I think committing to a poly relationship is the same as committing to a mono relationship in this respect. If you are truly committed, there is no primary and secondary. Honestly, could any of you live as a "secondary" in your partners' lives? Could you live with people you love, commit your life to them, knowing that you won't ever be as important to them as they are to you? I don't believe that's a commited relationship at all, and wouldn't want to have kids if that was the case. It's easy to see things a certain way when you already have "the one" and are looking for the icing on your cake. But what if you start single, and find "the ones?" That doesn't mean you want to be secondary to each of them forever. There comes a point where a committment is made, and it must be complete, or it might as well be non-existent. I think to limit something like childbearing to one relationship says "this other relationship is more important to me than you will ever be." And for me, that's not acceptable.

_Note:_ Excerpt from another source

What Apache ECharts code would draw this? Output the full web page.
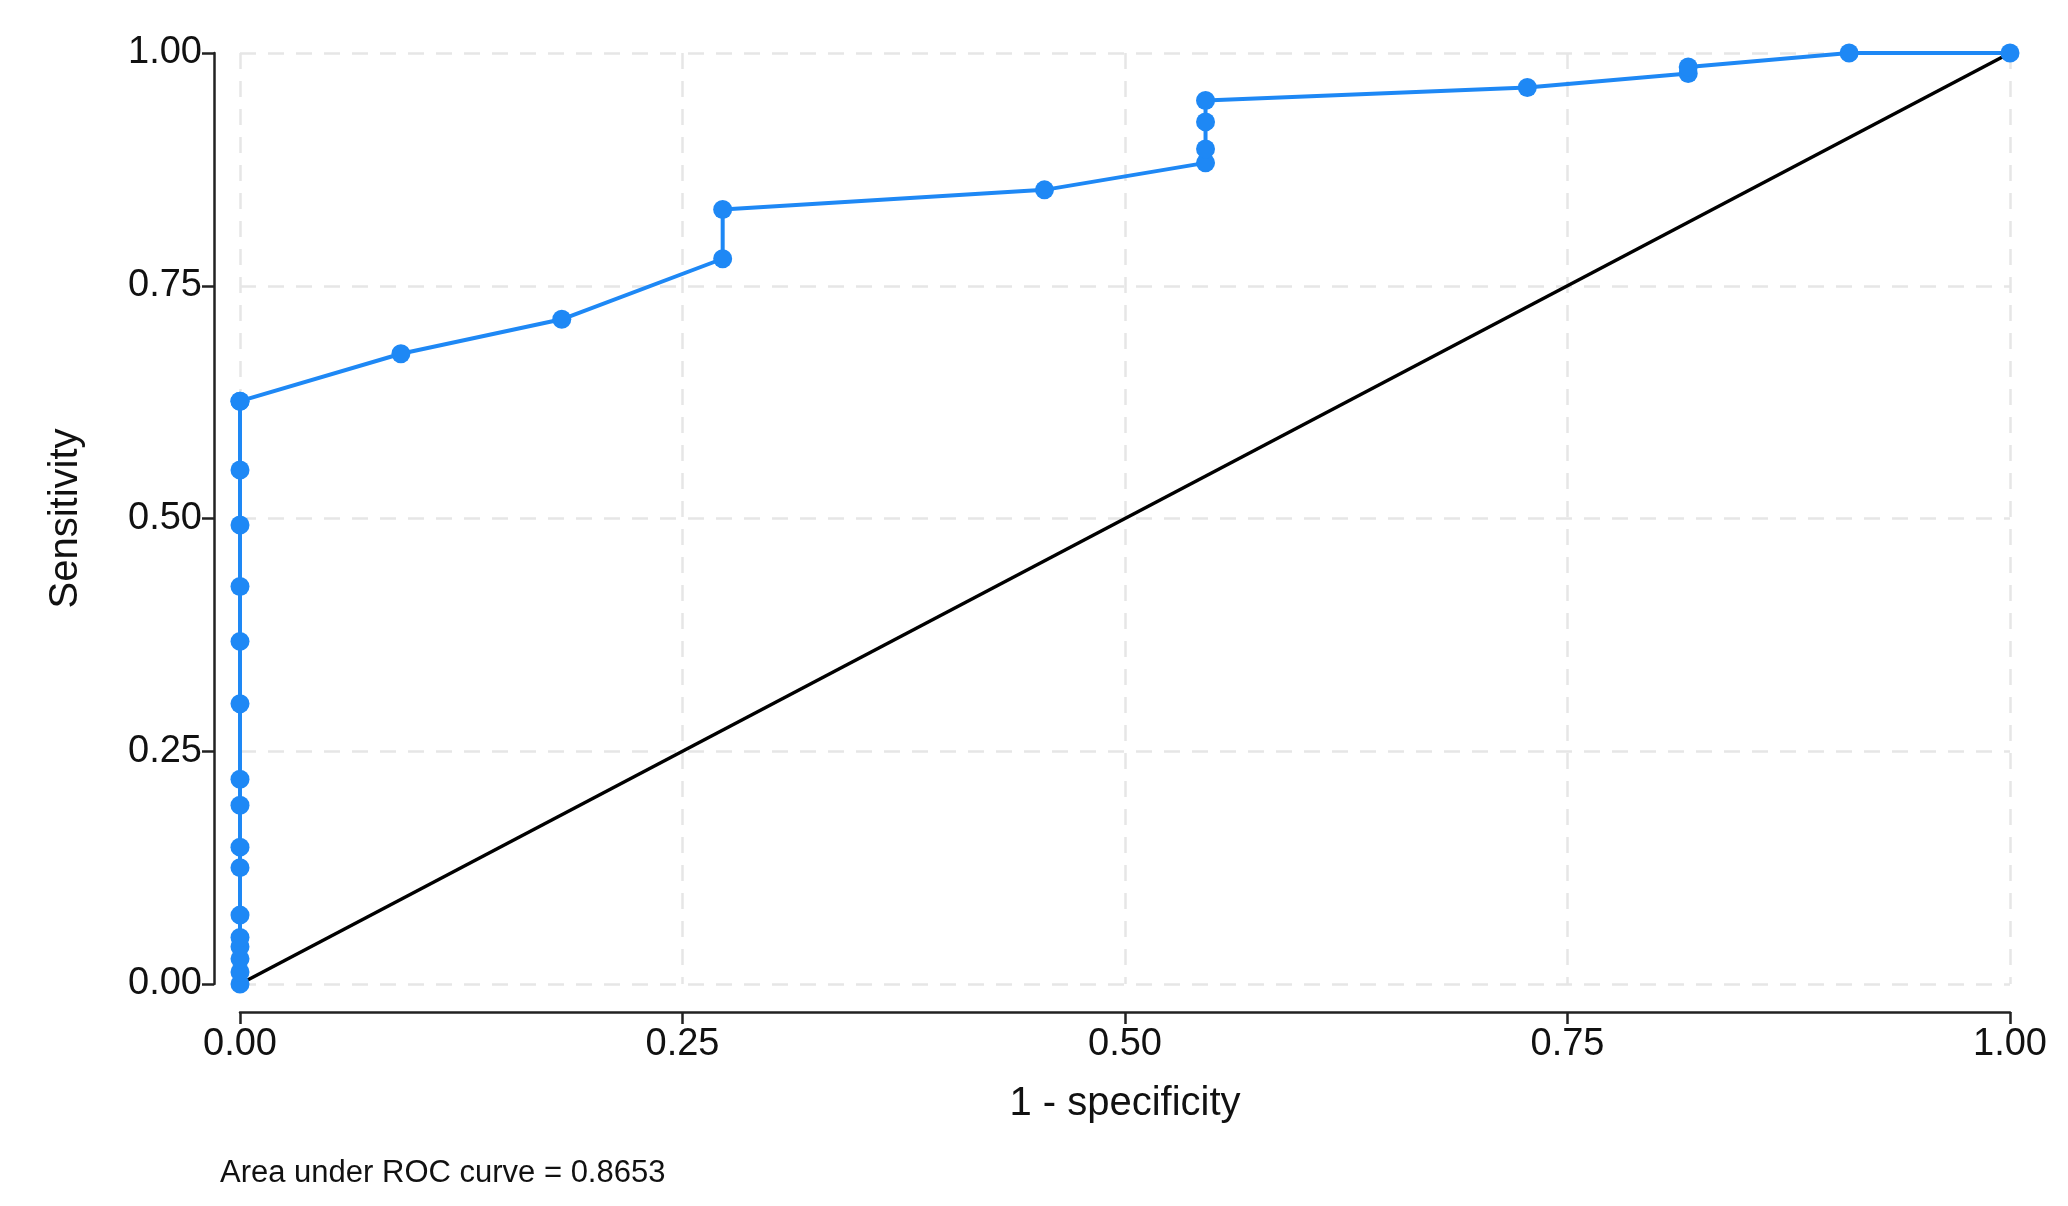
<!DOCTYPE html>
<html>
<head>
<meta charset="utf-8">
<script src="https://cdn.jsdelivr.net/npm/echarts@6/dist/echarts.min.js"></script>
<style>html,body{margin:0;padding:0;background:#fff}#chart{width:2068px;height:1206px}</style>
</head>
<body>
<div id="chart"></div>
<script>
// ROC points
let fpr = [0, 0, 0, 0, 0, 0, 0, 0, 0, 0, 0, 0, 0, 0, 0, 0, 0,
    0.0909, 0.1818, 0.2727, 0.2727, 0.4545, 0.5455, 0.5455, 0.5455, 0.5455,
    0.7273, 0.8182, 0.8182, 0.9091, 1];
let tpr = [0, 0.013, 0.027, 0.04, 0.05, 0.074, 0.125, 0.147, 0.192, 0.22, 0.301,
    0.368, 0.427, 0.493, 0.552, 0.626,
    0.626, 0.677, 0.714, 0.779, 0.832, 0.853, 0.882, 0.897, 0.926, 0.949,
    0.963, 0.978, 0.985, 1, 1];
let refX = [0, 1];
let refY = [0, 1];
let aucText = 'Area under ROC curve = 0.8653';

let rocData = [];
for (let i = 0; i < fpr.length; i++) {
    rocData.push([fpr[i], tpr[i]]);
}
let refData = [[refX[0], refY[0]], [refX[1], refY[1]]];

let fmt = function (v) { return v.toFixed(2); };
let splitStyle = {show: true, lineStyle: {color: '#e6e6e6', type: [16, 12], width: 2.5}};

let option = {
    animation: false,
    grid: {left: 240, right: 58, top: 53, bottom: 222},
    xAxis: {
        type: 'value', min: 0, max: 1, interval: 0.25, offset: 28,
        name: '1 - specificity', nameLocation: 'middle', nameGap: 72,
        nameTextStyle: {fontSize: 40, color: '#111', fontFamily: 'Liberation Sans'},
        axisLine: {show: true, onZero: false, lineStyle: {color: '#222', width: 2.5}},
        axisTick: {show: true, length: 12, lineStyle: {color: '#222', width: 2.5}},
        axisLabel: {formatter: fmt, fontSize: 38, color: '#111', margin: 14, fontFamily: 'Liberation Sans'},
        splitLine: splitStyle
    },
    yAxis: {
        type: 'value', min: 0, max: 1, interval: 0.25, offset: 26,
        name: 'Sensitivity', nameLocation: 'middle', nameGap: 128, nameRotate: 90,
        nameTextStyle: {fontSize: 40, color: '#111', fontFamily: 'Liberation Sans'},
        axisLine: {show: true, onZero: false, lineStyle: {color: '#222', width: 2.5}},
        axisTick: {show: true, length: 12, lineStyle: {color: '#222', width: 2.5}},
        axisLabel: {formatter: fmt, fontSize: 38, color: '#111', margin: 12, fontFamily: 'Liberation Sans'},
        splitLine: splitStyle
    },
    graphic: [{
        type: 'text', left: 220, top: 1158,
        style: {text: aucText, fontSize: 31, fill: '#111', fontFamily: 'Liberation Sans'}
    }],
    series: [{
        type: 'line', data: refData, symbol: 'none',
        lineStyle: {color: '#000', width: 3.5}, z: 2
    }, {
        type: 'line', data: rocData, symbol: 'circle', symbolSize: 19,
        itemStyle: {color: '#1e88f5'},
        lineStyle: {color: '#1e88f5', width: 4}, z: 3
    }]
};

let myChart = echarts.init(document.getElementById('chart'));
myChart.setOption(option);
</script>
</body>
</html>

What defines important? Commitment? Is it worth it to be 'the icing'? Is it worth it to have any sort of relationship? Can one ever really depend on anything or anyone not under their direct and complete control? More crap to think about.

-the redhead-
 
 
 
Wolfteddywolf on April 29th, 2004 06:20 pm (UTC)
I have but one thing I reserve for a primary partner: veto power.
Musings from the CZ unitcz_unit on April 30th, 2004 06:37 am (UTC)
Micro-thought:

Sounds like a monogamous person writing this, or at least someone who thinks in terms of black and white. Either-or.

There is a whole day full of color, variety and opportunity between the time the sun goes up and the time the sun goes down.

What is between the poles, what lies between the "right" and "wrong" is where all of life exists.